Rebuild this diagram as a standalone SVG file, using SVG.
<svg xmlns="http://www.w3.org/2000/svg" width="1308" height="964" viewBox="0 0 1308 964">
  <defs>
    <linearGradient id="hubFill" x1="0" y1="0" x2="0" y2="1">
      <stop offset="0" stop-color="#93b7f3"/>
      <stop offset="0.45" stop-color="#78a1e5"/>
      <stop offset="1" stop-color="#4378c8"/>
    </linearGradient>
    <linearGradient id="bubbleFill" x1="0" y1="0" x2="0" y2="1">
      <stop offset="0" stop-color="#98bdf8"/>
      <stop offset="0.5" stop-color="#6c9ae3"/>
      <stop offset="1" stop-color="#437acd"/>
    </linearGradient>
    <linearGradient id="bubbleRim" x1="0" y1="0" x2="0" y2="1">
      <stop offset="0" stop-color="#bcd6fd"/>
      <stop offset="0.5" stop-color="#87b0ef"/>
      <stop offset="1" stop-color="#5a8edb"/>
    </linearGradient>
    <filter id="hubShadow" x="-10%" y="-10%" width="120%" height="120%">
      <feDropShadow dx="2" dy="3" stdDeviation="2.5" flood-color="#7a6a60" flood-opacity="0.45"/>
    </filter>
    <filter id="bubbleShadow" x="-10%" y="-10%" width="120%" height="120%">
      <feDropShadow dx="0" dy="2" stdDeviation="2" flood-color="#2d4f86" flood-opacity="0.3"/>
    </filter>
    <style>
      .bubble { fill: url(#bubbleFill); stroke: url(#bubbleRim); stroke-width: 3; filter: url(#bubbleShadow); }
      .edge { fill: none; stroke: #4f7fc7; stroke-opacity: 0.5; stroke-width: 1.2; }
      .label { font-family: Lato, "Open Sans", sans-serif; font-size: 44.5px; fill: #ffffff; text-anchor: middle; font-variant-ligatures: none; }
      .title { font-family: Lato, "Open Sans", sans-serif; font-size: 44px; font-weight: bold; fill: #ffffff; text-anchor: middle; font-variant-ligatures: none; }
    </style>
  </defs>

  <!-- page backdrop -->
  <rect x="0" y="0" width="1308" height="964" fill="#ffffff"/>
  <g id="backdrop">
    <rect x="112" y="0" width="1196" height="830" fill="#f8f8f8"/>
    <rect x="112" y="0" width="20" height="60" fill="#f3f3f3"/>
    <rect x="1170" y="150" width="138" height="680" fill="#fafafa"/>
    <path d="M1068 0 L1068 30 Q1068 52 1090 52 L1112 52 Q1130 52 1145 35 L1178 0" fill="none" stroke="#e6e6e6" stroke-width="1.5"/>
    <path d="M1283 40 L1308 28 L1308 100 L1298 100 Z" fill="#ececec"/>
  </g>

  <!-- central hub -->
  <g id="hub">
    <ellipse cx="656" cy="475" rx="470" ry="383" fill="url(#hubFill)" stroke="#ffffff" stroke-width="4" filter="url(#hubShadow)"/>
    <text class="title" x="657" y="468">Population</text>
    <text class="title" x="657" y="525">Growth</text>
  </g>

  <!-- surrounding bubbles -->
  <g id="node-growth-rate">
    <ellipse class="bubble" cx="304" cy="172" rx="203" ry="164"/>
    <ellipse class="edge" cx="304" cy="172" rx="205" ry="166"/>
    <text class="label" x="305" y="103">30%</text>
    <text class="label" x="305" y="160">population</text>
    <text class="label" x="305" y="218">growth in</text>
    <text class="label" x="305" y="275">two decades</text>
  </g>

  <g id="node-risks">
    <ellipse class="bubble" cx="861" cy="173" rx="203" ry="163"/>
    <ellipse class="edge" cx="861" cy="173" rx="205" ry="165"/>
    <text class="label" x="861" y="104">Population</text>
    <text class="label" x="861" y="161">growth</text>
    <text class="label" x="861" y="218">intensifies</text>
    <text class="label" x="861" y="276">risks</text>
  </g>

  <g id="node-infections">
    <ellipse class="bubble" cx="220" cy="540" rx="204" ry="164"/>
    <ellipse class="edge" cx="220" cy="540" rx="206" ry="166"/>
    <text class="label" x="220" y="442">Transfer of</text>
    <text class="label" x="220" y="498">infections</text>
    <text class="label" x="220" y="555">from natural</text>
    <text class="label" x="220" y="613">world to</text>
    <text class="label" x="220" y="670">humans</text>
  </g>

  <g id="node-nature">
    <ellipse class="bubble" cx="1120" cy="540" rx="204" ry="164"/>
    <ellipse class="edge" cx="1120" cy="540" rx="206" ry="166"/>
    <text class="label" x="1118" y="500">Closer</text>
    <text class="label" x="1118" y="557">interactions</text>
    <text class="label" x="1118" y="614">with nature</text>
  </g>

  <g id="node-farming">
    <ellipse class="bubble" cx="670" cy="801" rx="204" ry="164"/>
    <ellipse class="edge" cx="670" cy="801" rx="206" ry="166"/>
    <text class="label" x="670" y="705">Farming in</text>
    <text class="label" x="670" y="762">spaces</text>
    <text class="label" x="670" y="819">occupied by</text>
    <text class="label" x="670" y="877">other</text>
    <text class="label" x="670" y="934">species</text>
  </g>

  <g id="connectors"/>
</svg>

· · ·

**The problem:** Reproduce the material exactly, with every line intact.

**Expected answer:**
Rebuild this diagram as a standalone SVG file, using SVG.
<svg xmlns="http://www.w3.org/2000/svg" width="1308" height="964" viewBox="0 0 1308 964">
  <defs>
    <linearGradient id="hubFill" x1="0" y1="0" x2="0" y2="1">
      <stop offset="0" stop-color="#93b7f3"/>
      <stop offset="0.45" stop-color="#78a1e5"/>
      <stop offset="1" stop-color="#4378c8"/>
    </linearGradient>
    <linearGradient id="bubbleFill" x1="0" y1="0" x2="0" y2="1">
      <stop offset="0" stop-color="#98bdf8"/>
      <stop offset="0.5" stop-color="#6c9ae3"/>
      <stop offset="1" stop-color="#437acd"/>
    </linearGradient>
    <linearGradient id="bubbleRim" x1="0" y1="0" x2="0" y2="1">
      <stop offset="0" stop-color="#bcd6fd"/>
      <stop offset="0.5" stop-color="#87b0ef"/>
      <stop offset="1" stop-color="#5a8edb"/>
    </linearGradient>
    <filter id="hubShadow" x="-10%" y="-10%" width="120%" height="120%">
      <feDropShadow dx="2" dy="3" stdDeviation="2.5" flood-color="#7a6a60" flood-opacity="0.45"/>
    </filter>
    <filter id="bubbleShadow" x="-10%" y="-10%" width="120%" height="120%">
      <feDropShadow dx="0" dy="2" stdDeviation="2" flood-color="#2d4f86" flood-opacity="0.3"/>
    </filter>
    <style>
      .bubble { fill: url(#bubbleFill); stroke: url(#bubbleRim); stroke-width: 3; filter: url(#bubbleShadow); }
      .edge { fill: none; stroke: #4f7fc7; stroke-opacity: 0.5; stroke-width: 1.2; }
      .label { font-family: Lato, "Open Sans", sans-serif; font-size: 44.5px; fill: #ffffff; text-anchor: middle; font-variant-ligatures: none; }
      .title { font-family: Lato, "Open Sans", sans-serif; font-size: 44px; font-weight: bold; fill: #ffffff; text-anchor: middle; font-variant-ligatures: none; }
    </style>
  </defs>

  <!-- page backdrop -->
  <rect x="0" y="0" width="1308" height="964" fill="#ffffff"/>
  <g id="backdrop">
    <rect x="112" y="0" width="1196" height="830" fill="#f8f8f8"/>
    <rect x="112" y="0" width="20" height="60" fill="#f3f3f3"/>
    <rect x="1170" y="150" width="138" height="680" fill="#fafafa"/>
    <path d="M1068 0 L1068 30 Q1068 52 1090 52 L1112 52 Q1130 52 1145 35 L1178 0" fill="none" stroke="#e6e6e6" stroke-width="1.5"/>
    <path d="M1283 40 L1308 28 L1308 100 L1298 100 Z" fill="#ececec"/>
  </g>

  <!-- central hub -->
  <g id="hub">
    <ellipse cx="656" cy="475" rx="470" ry="383" fill="url(#hubFill)" stroke="#ffffff" stroke-width="4" filter="url(#hubShadow)"/>
    <text class="title" x="657" y="468">Population</text>
    <text class="title" x="657" y="525">Growth</text>
  </g>

  <!-- surrounding bubbles -->
  <g id="node-growth-rate">
    <ellipse class="bubble" cx="304" cy="172" rx="203" ry="164"/>
    <ellipse class="edge" cx="304" cy="172" rx="205" ry="166"/>
    <text class="label" x="305" y="103">30%</text>
    <text class="label" x="305" y="160">population</text>
    <text class="label" x="305" y="218">growth in</text>
    <text class="label" x="305" y="275">two decades</text>
  </g>

  <g id="node-risks">
    <ellipse class="bubble" cx="861" cy="173" rx="203" ry="163"/>
    <ellipse class="edge" cx="861" cy="173" rx="205" ry="165"/>
    <text class="label" x="861" y="104">Population</text>
    <text class="label" x="861" y="161">growth</text>
    <text class="label" x="861" y="218">intensifies</text>
    <text class="label" x="861" y="276">risks</text>
  </g>

  <g id="node-infections">
    <ellipse class="bubble" cx="220" cy="540" rx="204" ry="164"/>
    <ellipse class="edge" cx="220" cy="540" rx="206" ry="166"/>
    <text class="label" x="220" y="442">Transfer of</text>
    <text class="label" x="220" y="498">infections</text>
    <text class="label" x="220" y="555">from natural</text>
    <text class="label" x="220" y="613">world to</text>
    <text class="label" x="220" y="670">humans</text>
  </g>

  <g id="node-nature">
    <ellipse class="bubble" cx="1120" cy="540" rx="204" ry="164"/>
    <ellipse class="edge" cx="1120" cy="540" rx="206" ry="166"/>
    <text class="label" x="1118" y="500">Closer</text>
    <text class="label" x="1118" y="557">interactions</text>
    <text class="label" x="1118" y="614">with nature</text>
  </g>

  <g id="node-farming">
    <ellipse class="bubble" cx="670" cy="801" rx="204" ry="164"/>
    <ellipse class="edge" cx="670" cy="801" rx="206" ry="166"/>
    <text class="label" x="670" y="705">Farming in</text>
    <text class="label" x="670" y="762">spaces</text>
    <text class="label" x="670" y="819">occupied by</text>
    <text class="label" x="670" y="877">other</text>
    <text class="label" x="670" y="934">species</text>
  </g>

  <g id="connectors"/>
</svg>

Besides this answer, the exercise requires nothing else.